Mary Baskett associates this image with Twachtman's honeymoon in Dordrecht, but she notes that Dordrecht might not be its location, due to the absence of the signature port feature, the tower of the Groothoofdspoort, which can be seen in Holland Dykes (E.704). Baskett suggests that this could be Windmills, no. 160 in the 1883 exhibition of the New York Etching Club (1883 New York Etching Club). In the image, almost every line has an upward energy, especially those in the windmills, whose blades seem as if they might be activating the surging clouds that create a horizontal countermovement in the composition.
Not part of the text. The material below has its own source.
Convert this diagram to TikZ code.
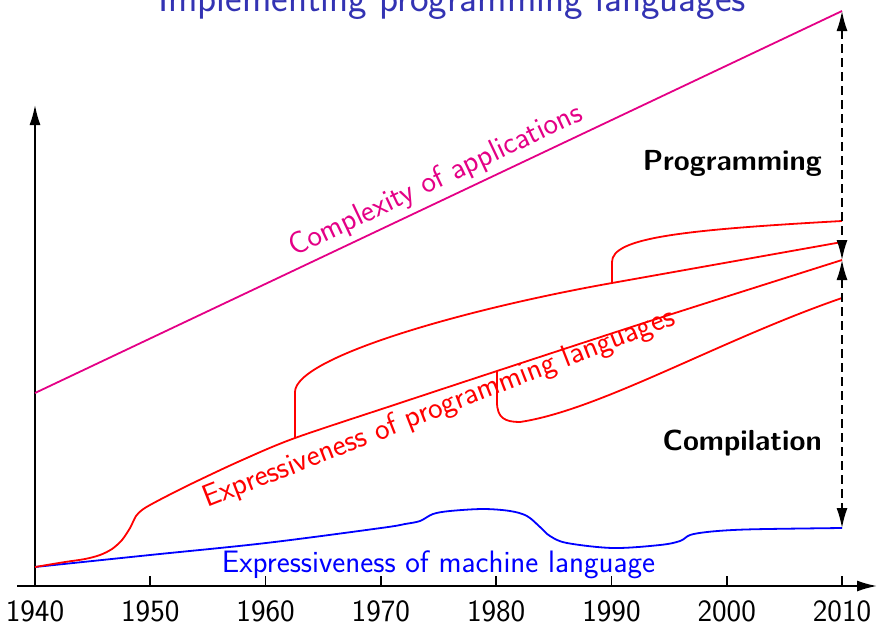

Wickenden, who referred to this etching as Dordrecht, stated that in it "there is . . . an extraordinary sense of vitality and movement in every line; the sails of the mills are moving under the effects of the same breeze that agitates the rolling clouds beyond, and this is made more evident by a broad simplicity in the treatment of the marshy land and extent of lighter water nearer the foreground" (pp. 28–29).
The impression in the Hood Museum of Art, illustrated here, is a posthumous etching. It was among nineteen etchings reprinted for the 1921 exhibition at Frederick Keppel and Company, New York. According to Baskett, the printer was probably Peter Platt, a professional printer who produced etchings for Childe Hassam and John Sloan.
Lifetime states (from Baskett 1999)
I. Most details of composition only partially indicated.
II. Grassy bank at left, trees, windmills, sailboat, clouds in sky, and poles in water completed.